Masih ingatkah engkau denganku?
Dengan sejuta rayu engkau menghampiriku. Menerjemahkan setiap langkah keras dan gontaiku. Di bawah pohon
besar, pohon yang menumbuhkan sejuta
kenangan, di depan gedung
bercat kuning, kita bercanda penuh dengan keceriaan. Penuh dengan tawa
renyah. Bahkan tak mengenal
kata pisah dalam setiap desahan nafas. Dunia hanya menjadi milik kita.
Malampun menjadi indah dalam buaian diskusi antar manusia. Perang kusir
mulai bertebaran. Semuanya berebut menjadi juara layaknya persaingan kursi DPR
negeri dongeng. Aku pun terlibat di dalamnya, terlibat dalam arena pertempuran
itu. Engkau tersenyum. Terasa adem jika
harus mengingat senyummu malam itu. Engkau tak beranjak meninggalkan kursimu.

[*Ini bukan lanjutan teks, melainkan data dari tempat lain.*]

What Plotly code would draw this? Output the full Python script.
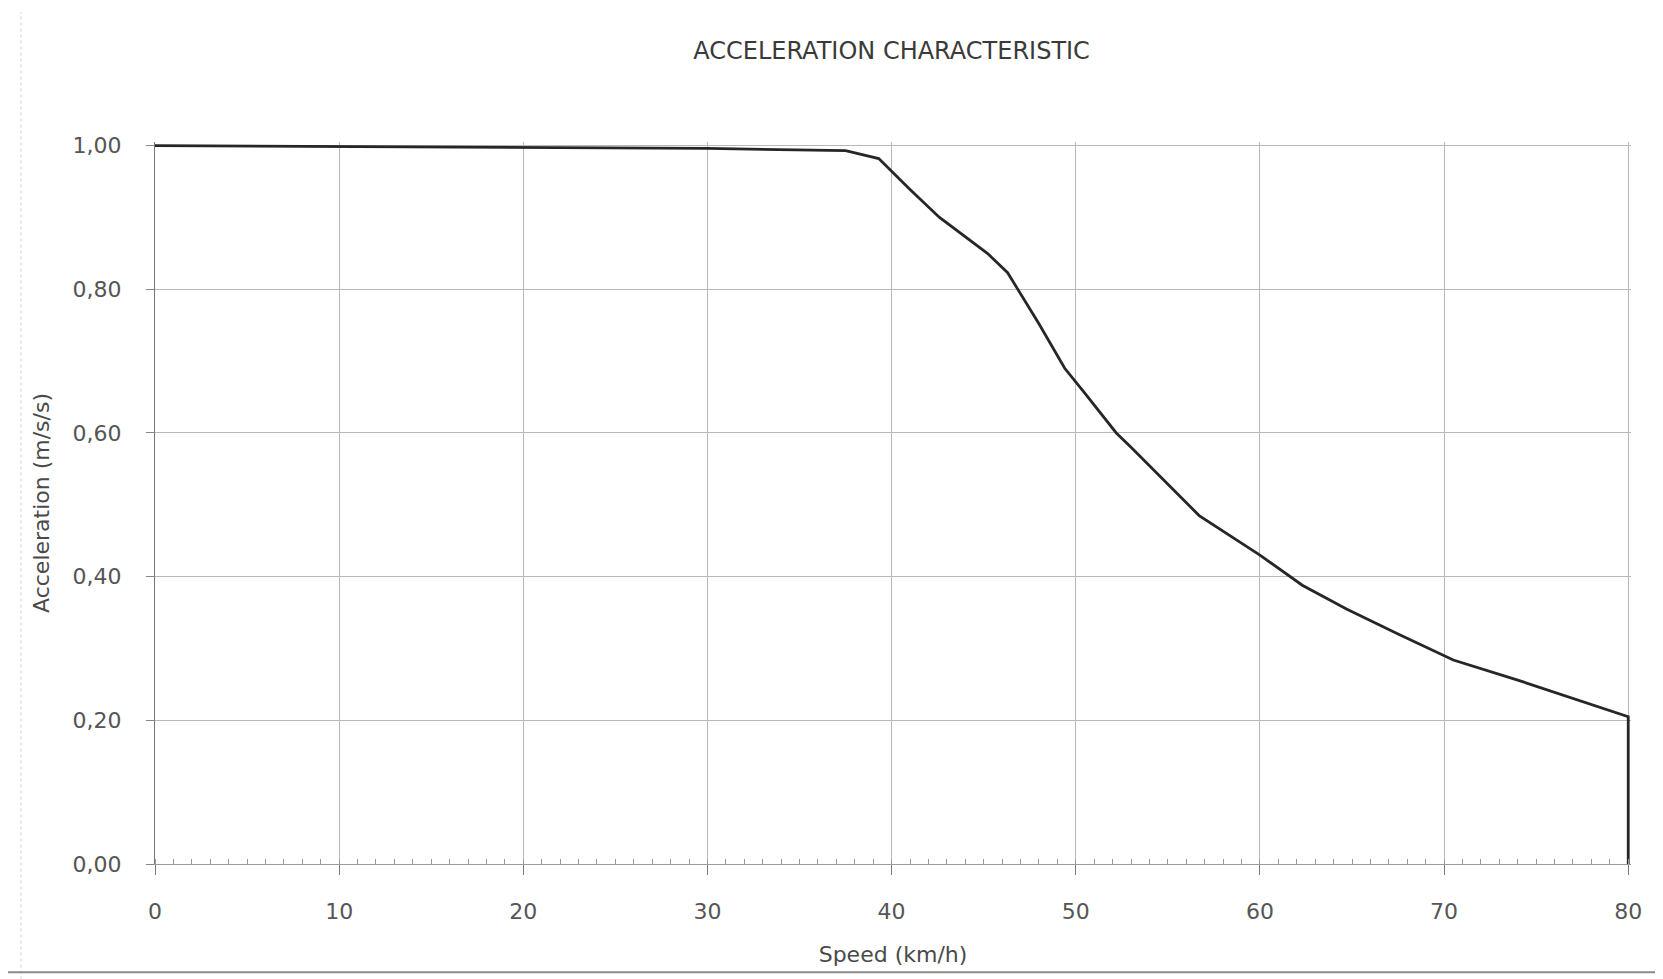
import plotly.graph_objects as go

# ---- data ----
speed_kmh = [0, 10, 20, 30, 37.5, 39.3, 41.0, 42.6, 45.2, 46.3, 48.0, 49.4, 50.5,
             52.2, 53.0, 56.0, 56.7, 60.0, 62.3, 64.7, 67.5, 70.5, 74.0, 80, 80]
accel_ms2 = [1.0, 0.999, 0.998, 0.996, 0.993, 0.982, 0.939, 0.90, 0.85, 0.823, 0.752,
             0.69, 0.655, 0.60, 0.58, 0.502, 0.485, 0.43, 0.388, 0.355, 0.32, 0.284,
             0.256, 0.205, 0.0]

x_tickvals = [0, 10, 20, 30, 40, 50, 60, 70, 80]
x_ticktext = ["0", "10", "20", "30", "40", "50", "60", "70", "80"]
y_tickvals = [0.0, 0.2, 0.4, 0.6, 0.8, 1.0]
y_ticktext = ["0,00", "0,20", "0,40", "0,60", "0,80", "1,00"]

title_text = "ACCELERATION CHARACTERISTIC"
x_title = "Speed (km/h)"
y_title = "Acceleration (m/s/s)"

FONT = "DejaVu Sans"
GRID = "#b8b8b8"

fig = go.Figure()
fig.add_trace(go.Scatter(
    x=speed_kmh, y=accel_ms2, mode="lines",
    line=dict(color="#262626", width=2.8),
    showlegend=False, hoverinfo="x+y",
))

fig.update_layout(
    width=1663, height=979,
    paper_bgcolor="white", plot_bgcolor="white",
    margin=dict(l=147, r=40, t=134, b=123, autoexpand=False),
    title=dict(text=title_text, x=0.5313, xanchor="center", y=0.956, yanchor="middle",
               font=dict(family=FONT, size=24, color="#3a3a3a")),
    font=dict(family=FONT, color="#555555"),
)

fig.update_xaxes(
    range=[0, 80.15], tickvals=x_tickvals, ticktext=x_ticktext,
    showgrid=True, gridcolor=GRID, gridwidth=1,
    showline=True, linecolor="#9a9a9a", linewidth=1,
    ticks="outside", ticklen=10, tickcolor="#777777", tickwidth=1,
    minor=dict(dtick=1, ticks="inside", ticklen=5, tickcolor="#9a9a9a", showgrid=False),
    tickfont=dict(family=FONT, size=22, color="#555555"),
    ticklabelstandoff=18,
    zeroline=False,
    title=dict(text=x_title, standoff=23, font=dict(family=FONT, size=22, color="#4a4a4a")),
    automargin=False,
)
fig.update_yaxes(
    range=[0, 1.005], tickvals=y_tickvals, ticktext=y_ticktext,
    showgrid=True, gridcolor=GRID, gridwidth=1,
    showline=True, linecolor="#777777", linewidth=1,
    ticks="outside", ticklen=8, tickcolor="#888888", tickwidth=1,
    tickfont=dict(family=FONT, size=22, color="#555555"),
    ticklabelstandoff=20,
    zeroline=False,
    title=dict(text=y_title, standoff=16, font=dict(family=FONT, size=22, color="#4a4a4a")),
    automargin=False,
)

# faint scan-border artefacts (page edges)
fig.add_shape(type="line", xref="paper", yref="paper", x0=-0.0908, x1=-0.0908, y0=-0.16, y1=1.18,
              line=dict(color="#cfcfcf", width=1, dash="dot"))
fig.add_shape(type="line", xref="paper", yref="paper", x0=-0.1, x1=1.03, y0=-0.150, y1=-0.150,
              line=dict(color="#8a8a8a", width=2))

fig.write_html("out.html")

Engkau hanya tersenyum menatapku. Hingga pagi kembali hilangkankan perang
kusir.
Pagi itu, di depan dereten sepeda motor panjang. Apakah engkau ingat? Atau
amnesiamu tak menginginkan pulih kembali. Jika enkau tak bisa mengingatnya, ijinkan
aku membuka sedikit ingatanmu. Aku janji, hanya sedikit saja. Di situ kita
seharian di jemur dalam teriknya mentari. Air putihku sudah habis sejak pagi
untuk bersama kawan-kawan yang lain, dan tak ada lagi yang tersisa kecuali
milikmu. Engkau duduk di depanku, memohon agar aku mau meminum air putihmu,
agar aku tak kena dehidrasi , itu inginmu. Tahunitu. Ya………… di tahun itu, kita
mulai berdiskusi tentang pribadi. Mengenal satu sama lain, mencoba menerima jalan takdir atas nama
cinta
Oh iya, itu tidaklah lama. Perjalanan seminggu setelah kita berpisah, kita
mulai merasakan keberadaan teman-teman yang lain. Kita mulai melihat bhwa dunia
tak hnya berdua. Dan kau ingat apa yang terjdi? Hari-hari yang panjang tak lagi membuatku mengerti dirimu. Engkau selalu
aneh. Muncul lalu tenggelam. Dan selalu berulang. Aku seperti kehilangan arah
dan tujuan, tapi itu tak lama, hanya sebentar. Dan aku kembali ceria.
bukan, bukan aku
jika harus patah hati. Perjalanan penuh dengan
duri-duri tajam menghantam jiwaku dan juga jiwamu, namun
engkau tetaplah pujangga dengan
sejuta rayu dan cinta tanpa pernah
lelah. Langkah hatimu mulai
kabur. Hatimu mulai terpaku pada gadis itu. Ya….aku bukan gadis yang keturunan darah biru, aku hanya manusia biasa yang tak mau kenal kasta dan tak mau kenal. Saat itu, bagiku itu hanyalah
sebuah terapi akan keteguhan
cinta kita. Namun sayang…………….engkau benar-benar lari meninggalkanku sendirian
tanpa kejelasan.
Bukan aku jika tak bisa tersenyum
dalam derasnya duka. Bukan aku jika tak bisa tertawa dalam dunia nyata yang
penuh dengan intrik-intrik cinta remaja. Aku masih kokoh berdiri. Aku masih
kuat tertawa ngakak. Dan itu ternyata sihir ampuh yng membuat hatimu kembali
padaku meski engkau tak lagi berani berucap.
Perjalanan itu memang guru yang
luar biasa. Aku tak pernah tahu apa yang akan terjadi. Aku hnya manusia biasa yang tak akan
sanggup menebak takdir yang maha
kuasa. Sesaat engkau berpaling hatiku memang kecut. Dan sedikit membuatku
lelah, lemah tak berdaya. Aku mengakuinya untuk itu. Tapi itu hanya berlangsung tidak lebih dari
dua hari.
Kisah kita tak akan berhenti begitu saja, bukan? Semuanya pasti akan berakhir
sampai ajal menjemput diantara
salah satunya. Aku atau
engkau lebih dulu. Seperti kisah romeo n Juliet. Atau selayaknya kisah laila majnun, yang merelakan
jiwanya hncur dan melayang dari jasadnya. Begitu pula dengan harapanku.